LeClair posted four top-seven finishes in the 1988 NCAA Division III Women's Swimming and Diving Championship, incuding a runner-up finish in the 200-yard backstroke. She also placed third in the 100-yard backstroke and 400-yard individual medley, and seventh in the 50-yard freestyle.

She became the second Emory swimmer, and first since the inception of the UAA, to win a national championship when she captured the 200 backstroke in 1989. She added runner-up finishes in the 50-yard freestlye and 100 backstroke. The first Emory swimmer to win a national championship was Julie Hogan, who won four individual titles in 1985. "Julie was in law school at the time I got to Emory and she was so supportive," LeClair remarked. "She had a real appreciation for Emory and assured me it was a great place."

As a senior, LeClair won the NCAA 400 IM in 1990, finished third in the 200 backstroke, and placed seventh in the 50 freestyle. 

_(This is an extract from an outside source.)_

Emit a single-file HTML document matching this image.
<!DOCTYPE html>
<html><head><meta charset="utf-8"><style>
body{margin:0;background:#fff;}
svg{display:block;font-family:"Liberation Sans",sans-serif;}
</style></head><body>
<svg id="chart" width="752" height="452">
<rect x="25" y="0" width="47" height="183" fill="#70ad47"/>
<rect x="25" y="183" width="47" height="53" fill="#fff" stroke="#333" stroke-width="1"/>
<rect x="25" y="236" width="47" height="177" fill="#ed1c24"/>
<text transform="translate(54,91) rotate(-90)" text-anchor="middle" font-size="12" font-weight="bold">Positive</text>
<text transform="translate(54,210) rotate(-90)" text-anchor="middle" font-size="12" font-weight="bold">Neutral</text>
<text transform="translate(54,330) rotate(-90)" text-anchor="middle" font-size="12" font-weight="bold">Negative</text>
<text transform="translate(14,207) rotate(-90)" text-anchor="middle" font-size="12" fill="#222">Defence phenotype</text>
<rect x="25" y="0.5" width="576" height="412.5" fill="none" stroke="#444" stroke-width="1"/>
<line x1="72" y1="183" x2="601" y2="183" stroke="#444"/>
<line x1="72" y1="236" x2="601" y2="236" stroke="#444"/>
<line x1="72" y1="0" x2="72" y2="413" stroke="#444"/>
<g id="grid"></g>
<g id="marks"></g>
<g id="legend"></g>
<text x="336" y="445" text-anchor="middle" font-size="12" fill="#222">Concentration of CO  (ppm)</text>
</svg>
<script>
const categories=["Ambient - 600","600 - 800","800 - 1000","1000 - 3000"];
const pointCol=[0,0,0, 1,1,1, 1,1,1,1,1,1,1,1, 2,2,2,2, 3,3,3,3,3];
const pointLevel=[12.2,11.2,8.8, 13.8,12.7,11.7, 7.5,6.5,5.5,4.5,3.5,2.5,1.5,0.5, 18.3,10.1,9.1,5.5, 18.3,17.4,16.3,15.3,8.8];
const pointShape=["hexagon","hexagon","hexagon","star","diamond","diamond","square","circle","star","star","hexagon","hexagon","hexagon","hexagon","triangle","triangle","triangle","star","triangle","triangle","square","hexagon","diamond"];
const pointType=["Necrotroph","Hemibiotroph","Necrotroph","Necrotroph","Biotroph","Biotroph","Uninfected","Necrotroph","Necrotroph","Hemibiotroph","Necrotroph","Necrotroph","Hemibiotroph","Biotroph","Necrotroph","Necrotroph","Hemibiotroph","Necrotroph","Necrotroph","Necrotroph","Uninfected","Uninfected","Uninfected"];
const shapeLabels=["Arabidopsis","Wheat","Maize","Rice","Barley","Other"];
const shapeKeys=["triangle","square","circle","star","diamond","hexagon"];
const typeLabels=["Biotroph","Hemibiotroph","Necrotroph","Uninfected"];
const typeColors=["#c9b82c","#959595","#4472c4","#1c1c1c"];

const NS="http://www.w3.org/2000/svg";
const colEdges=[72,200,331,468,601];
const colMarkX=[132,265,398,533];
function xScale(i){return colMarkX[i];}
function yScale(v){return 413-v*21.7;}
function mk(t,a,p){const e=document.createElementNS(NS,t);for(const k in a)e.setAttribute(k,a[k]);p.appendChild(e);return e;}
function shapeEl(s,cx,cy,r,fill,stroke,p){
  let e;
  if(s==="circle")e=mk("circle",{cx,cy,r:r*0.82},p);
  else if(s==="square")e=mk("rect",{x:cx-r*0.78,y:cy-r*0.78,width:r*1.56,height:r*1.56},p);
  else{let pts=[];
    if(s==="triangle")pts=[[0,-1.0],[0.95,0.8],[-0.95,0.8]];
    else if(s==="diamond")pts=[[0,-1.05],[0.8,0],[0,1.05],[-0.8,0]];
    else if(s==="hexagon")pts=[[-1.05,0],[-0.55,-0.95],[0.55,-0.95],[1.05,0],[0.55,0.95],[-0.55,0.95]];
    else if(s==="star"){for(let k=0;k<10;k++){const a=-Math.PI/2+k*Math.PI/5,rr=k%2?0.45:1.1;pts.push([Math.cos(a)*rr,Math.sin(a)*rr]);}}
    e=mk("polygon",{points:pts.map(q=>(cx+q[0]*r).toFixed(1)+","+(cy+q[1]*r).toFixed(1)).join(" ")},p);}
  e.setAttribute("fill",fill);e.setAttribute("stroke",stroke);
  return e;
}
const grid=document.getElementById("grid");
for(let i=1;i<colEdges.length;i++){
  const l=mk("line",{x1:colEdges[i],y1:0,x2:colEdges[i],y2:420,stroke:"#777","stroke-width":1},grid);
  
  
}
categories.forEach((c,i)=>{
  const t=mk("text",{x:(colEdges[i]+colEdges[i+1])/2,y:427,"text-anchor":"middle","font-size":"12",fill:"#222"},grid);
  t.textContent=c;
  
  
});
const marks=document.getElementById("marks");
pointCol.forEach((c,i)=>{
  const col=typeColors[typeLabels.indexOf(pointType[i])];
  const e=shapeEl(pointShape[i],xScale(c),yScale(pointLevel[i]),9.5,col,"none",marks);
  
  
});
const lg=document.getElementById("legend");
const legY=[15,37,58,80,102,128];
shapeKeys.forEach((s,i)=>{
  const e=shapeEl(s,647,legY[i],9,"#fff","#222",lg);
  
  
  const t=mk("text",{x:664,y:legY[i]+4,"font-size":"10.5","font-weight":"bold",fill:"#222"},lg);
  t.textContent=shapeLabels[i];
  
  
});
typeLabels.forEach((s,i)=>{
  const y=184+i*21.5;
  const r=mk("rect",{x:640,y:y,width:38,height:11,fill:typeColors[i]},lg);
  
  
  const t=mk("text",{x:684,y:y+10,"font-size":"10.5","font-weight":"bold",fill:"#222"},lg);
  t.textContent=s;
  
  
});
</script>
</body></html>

"A significant coaching moment came when she practiced on underwater streamlining with her backstroke turns, where she would outperform her competitors coming off the walls," Smith remembered. "At NCAA's at Williams where Rachael convincingly won the NCAA Division III 400 IM, the effort she put into the streamline technique was evident off every turn and other coaches remarked on how well she performed. It was this focus and attention to detail that made her a special student and athlete."

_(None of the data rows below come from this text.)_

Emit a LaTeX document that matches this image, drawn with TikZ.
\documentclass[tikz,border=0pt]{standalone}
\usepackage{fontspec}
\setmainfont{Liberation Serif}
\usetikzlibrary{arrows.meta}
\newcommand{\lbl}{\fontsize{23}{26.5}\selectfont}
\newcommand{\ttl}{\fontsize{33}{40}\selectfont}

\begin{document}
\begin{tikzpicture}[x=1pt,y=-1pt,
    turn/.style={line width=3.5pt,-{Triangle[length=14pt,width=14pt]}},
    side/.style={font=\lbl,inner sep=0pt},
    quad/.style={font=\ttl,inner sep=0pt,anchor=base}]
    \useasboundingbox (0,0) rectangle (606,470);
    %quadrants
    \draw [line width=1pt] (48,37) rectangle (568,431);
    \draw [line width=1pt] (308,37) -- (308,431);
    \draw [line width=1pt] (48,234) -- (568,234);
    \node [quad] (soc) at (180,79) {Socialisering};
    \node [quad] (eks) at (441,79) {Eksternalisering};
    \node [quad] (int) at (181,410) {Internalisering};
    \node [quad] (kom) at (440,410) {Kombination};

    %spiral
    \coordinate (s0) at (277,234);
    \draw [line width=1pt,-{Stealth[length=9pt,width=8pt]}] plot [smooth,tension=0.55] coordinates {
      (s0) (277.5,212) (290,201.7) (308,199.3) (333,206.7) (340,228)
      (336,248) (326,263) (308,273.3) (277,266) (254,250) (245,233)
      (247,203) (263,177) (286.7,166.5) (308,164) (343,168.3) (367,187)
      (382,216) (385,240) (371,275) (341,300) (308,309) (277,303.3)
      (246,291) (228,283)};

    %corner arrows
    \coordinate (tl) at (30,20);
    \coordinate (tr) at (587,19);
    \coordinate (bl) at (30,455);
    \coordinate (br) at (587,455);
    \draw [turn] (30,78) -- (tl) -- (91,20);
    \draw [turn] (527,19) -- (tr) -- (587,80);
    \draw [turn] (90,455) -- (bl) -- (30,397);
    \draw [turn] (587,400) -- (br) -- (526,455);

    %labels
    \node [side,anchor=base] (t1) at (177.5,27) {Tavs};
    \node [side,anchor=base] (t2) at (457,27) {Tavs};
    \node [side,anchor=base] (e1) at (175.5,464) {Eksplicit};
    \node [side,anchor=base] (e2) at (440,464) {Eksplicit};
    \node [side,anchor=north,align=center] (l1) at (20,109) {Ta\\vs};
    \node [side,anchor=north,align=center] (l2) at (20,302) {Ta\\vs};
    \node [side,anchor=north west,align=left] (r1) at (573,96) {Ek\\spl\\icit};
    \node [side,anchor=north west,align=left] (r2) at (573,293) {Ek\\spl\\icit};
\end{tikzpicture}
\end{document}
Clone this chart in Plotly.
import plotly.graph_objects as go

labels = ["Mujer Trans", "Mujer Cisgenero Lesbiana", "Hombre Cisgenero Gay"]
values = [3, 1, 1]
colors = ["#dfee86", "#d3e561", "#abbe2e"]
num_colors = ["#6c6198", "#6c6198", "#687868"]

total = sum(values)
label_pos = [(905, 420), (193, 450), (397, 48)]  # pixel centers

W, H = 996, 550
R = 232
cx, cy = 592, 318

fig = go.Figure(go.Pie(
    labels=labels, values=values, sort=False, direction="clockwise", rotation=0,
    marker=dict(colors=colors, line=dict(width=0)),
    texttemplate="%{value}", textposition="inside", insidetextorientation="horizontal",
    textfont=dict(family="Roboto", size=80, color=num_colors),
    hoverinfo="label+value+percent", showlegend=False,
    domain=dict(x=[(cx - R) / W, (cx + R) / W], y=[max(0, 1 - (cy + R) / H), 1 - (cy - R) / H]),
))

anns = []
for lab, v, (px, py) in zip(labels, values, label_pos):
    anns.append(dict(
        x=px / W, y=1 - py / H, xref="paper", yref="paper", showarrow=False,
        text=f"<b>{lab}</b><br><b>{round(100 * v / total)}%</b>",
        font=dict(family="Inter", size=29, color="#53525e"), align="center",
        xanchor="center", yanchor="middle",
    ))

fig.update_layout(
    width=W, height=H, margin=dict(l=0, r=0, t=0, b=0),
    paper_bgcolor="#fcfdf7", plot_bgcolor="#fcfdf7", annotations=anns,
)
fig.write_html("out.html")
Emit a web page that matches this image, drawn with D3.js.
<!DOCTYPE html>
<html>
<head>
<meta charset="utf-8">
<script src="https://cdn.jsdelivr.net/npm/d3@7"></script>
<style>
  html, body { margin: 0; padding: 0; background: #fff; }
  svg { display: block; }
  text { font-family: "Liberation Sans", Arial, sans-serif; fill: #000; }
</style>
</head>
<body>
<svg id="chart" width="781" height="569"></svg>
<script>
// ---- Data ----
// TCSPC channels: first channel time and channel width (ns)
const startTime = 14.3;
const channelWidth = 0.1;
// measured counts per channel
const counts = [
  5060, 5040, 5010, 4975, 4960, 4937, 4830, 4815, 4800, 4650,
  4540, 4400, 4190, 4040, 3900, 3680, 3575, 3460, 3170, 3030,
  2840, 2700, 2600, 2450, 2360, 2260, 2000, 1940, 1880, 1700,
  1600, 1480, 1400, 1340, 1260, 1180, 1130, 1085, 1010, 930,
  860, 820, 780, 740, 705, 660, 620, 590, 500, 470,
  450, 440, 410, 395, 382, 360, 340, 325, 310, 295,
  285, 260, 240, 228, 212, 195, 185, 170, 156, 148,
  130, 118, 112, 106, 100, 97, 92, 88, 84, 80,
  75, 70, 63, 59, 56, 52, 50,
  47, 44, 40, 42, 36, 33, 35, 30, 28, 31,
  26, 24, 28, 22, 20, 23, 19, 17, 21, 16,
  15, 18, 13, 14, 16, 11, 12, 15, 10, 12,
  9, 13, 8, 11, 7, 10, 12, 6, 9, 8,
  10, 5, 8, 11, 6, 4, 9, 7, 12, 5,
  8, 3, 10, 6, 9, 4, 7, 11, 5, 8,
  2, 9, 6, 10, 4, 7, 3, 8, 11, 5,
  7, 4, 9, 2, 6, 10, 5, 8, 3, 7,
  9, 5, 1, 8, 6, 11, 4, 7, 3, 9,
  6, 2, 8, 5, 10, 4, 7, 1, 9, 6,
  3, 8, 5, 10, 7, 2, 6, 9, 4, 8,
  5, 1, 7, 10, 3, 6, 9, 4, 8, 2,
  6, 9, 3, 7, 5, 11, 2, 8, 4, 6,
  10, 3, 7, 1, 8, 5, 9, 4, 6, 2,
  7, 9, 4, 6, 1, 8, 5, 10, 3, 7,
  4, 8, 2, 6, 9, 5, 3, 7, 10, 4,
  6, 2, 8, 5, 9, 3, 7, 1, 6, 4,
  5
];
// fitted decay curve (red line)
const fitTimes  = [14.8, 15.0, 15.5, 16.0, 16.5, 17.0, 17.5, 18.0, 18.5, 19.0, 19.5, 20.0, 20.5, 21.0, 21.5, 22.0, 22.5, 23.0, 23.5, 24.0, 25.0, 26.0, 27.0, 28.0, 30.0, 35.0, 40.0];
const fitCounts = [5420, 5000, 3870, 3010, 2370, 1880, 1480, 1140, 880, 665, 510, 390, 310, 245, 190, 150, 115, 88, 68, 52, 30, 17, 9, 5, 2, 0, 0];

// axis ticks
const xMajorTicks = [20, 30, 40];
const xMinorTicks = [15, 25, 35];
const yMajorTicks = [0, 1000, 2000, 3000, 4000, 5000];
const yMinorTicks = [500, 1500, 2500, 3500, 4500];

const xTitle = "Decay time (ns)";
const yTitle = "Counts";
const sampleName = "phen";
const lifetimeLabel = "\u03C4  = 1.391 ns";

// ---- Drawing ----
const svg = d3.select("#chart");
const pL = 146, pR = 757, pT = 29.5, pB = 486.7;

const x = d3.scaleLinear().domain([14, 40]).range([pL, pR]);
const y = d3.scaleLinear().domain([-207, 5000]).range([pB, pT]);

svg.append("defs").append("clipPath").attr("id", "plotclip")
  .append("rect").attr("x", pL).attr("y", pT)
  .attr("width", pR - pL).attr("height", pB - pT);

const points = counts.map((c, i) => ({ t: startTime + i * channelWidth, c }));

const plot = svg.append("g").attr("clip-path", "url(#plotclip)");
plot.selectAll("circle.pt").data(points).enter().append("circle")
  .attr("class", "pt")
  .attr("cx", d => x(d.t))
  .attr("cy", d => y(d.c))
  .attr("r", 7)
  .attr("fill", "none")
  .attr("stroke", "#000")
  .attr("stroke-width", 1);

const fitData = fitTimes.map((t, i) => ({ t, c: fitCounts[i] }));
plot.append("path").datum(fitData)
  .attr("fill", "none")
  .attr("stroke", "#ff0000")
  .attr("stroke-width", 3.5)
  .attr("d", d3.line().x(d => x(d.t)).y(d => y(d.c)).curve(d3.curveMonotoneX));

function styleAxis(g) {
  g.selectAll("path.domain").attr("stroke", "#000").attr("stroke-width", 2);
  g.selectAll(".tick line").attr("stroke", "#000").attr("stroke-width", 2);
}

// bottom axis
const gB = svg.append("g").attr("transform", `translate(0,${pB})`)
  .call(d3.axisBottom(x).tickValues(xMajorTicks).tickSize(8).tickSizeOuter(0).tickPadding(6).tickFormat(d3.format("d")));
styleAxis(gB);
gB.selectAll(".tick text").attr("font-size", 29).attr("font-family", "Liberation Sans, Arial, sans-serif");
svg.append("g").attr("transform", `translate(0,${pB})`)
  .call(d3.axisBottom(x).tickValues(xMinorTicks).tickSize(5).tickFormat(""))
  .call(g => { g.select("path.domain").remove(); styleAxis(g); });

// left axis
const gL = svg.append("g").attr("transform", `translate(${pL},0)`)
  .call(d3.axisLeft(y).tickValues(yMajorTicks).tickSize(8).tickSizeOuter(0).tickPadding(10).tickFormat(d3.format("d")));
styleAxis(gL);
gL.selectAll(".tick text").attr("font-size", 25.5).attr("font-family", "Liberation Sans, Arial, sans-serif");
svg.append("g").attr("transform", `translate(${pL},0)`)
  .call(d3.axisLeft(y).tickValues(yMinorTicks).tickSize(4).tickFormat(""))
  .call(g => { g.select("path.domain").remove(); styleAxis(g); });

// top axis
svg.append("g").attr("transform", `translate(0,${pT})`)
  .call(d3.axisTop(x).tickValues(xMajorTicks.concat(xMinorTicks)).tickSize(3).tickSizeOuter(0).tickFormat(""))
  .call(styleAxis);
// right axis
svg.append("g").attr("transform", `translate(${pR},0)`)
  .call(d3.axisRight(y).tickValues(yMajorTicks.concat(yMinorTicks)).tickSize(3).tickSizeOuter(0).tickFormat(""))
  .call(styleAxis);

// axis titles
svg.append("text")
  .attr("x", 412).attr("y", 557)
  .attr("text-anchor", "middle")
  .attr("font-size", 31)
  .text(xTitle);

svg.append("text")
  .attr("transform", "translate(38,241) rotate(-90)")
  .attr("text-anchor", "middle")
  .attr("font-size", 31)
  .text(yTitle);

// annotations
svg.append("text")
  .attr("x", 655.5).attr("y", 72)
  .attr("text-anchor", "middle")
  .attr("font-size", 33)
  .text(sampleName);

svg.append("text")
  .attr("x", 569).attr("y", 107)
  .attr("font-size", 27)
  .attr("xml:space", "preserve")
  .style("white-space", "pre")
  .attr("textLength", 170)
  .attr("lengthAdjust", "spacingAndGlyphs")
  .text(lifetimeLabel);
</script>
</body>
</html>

LeClair did not swim the 400 IM until she was a sophomore in college. "I don't even remember how it happened," she stated. "Peter must have just told me it would be a good event for me and calmly assured me I could succeed. He was not a cheerleader type. He just had a way of making you believe everything was possible."

"Rachael's era was really a breakthrough one for Emory," current Emory men's and women's swimming and diving head coach Jon Howell said. "She was part of a very special time and we build on the success of teams like hers. For them to finish as high as they did at NCAA's was unheard of at the time and it set a new standard and new set of goals."

"Rachael gave the Emory women's team its identity as a highly competitive group of swimmers and set a course for several years at the top of the UAA's," Smith added.

LeClair sums up what Smith has meant to her very simply: her son's name is Peter. "He and his wife Linda, who is just as wonderful he is, filled a lot of role for me and got a lot more than they bargained for," she laughed.

"Peter was so in touch with what each person had on their plates as a student-athlete," LeClair said. " He knew exactly what each person needed and was incredibly intuitive." She clearly remembers one time when she was completely exahusted and overwhelmed during practice. "Peter just told me to get out," she recalled. "He knew I just could not handle being there that day. It is not something he would ordinarily do, but he had a great sense for what was going on with each one of us."

She gave back when her former coached needed her most. "Along with her husband Tommy, she orchestrated meals and financial help for my family after a serious road accident in Nebraska in 2011, decades after I coached her," Smith said. "Committed to those she cares about, Rachael as an Emory Eagle and now as a long-time alumnae, fully supports those people she has shared her life with. She is one of the most inspiring, influential, and remarkable student-athletes I have coached or known at Emory University or Kenyon College."

Every year, Howell invites back an alum for family weekend, spanning many generations over the years, to speak to the student-athletes and parents. "Rachael did such a great job," he recalled. "It was great for the current student-athletes, who are often focused on the day-to-day challenges, to hear the perspective of someone who has been where they are."

"When I spoke to the parents, they had a great sense of what their sons and daughters were getting at Emory," LeClair said. "The student-athletes are challenged intellectually, but they can also swim fast. It is a great combination."

"The current swimmers have a great sense of the history of the program and that is a tribute to Jon," LeClair commented. "One time we swam in an alumni practice and figured the current swimmers would think we looked pathetic, but instead they told us we looked great and did not put us off at all." 

One of her favorite times every year is when Howell asks the alumni to e-mail words of encouragement to the current swimmers about three weeks before the NCAA Swimming and Diving Championships. "It is an amazing way to stay connected not just to the program, but to the current student-athletes," she said. "Jon always says to keep the words of encouragement coming and that the current swimmers read them all."

Her enduring passion for Emory and the experience she had there still has long-reaching effects. A 1998 Emory Sports Hall of Fame inductee, LeClair is an assistant swim coach now in North Carolina, where she is an attorney, and one of the swimmers she coaches is headed to Emory next year.

"The swimmer found out about Emory because Rachael coaches her," Howell remarked. "She may not have even considered us if not for Rachael and her love for the program." Even to this day, LeClair thinks about how her actions reflect on her university. "It was, and is, such an open enviroment for learning for all students and experiences. There is a sense that we are all in this together and that you can be who you are."

That enthusiam extends to the entire UAA. "It really is an amazing consortium of institutions similarly characterized," she stated. "There is an understanding across the UAA of the quality of the schools and the challenges to succeed academically and athletically." 

"At the NCAA Championships, we would compare how the UAA was doing against other conferences," she added. "We had a UAA cheer and there was a sense of all the conference teams coming together. When I won the 400 IM, I remember the first thing I did after touching the wall was to look for Jo (Wollschlaeger of Carnegie Mellon University) to see where she finished and was happy that she was second."

She has ties to other UAA schools as well, having earned her law degree at Washington University. Her grandfather did some of the intricate carvings in the University of Rochester library.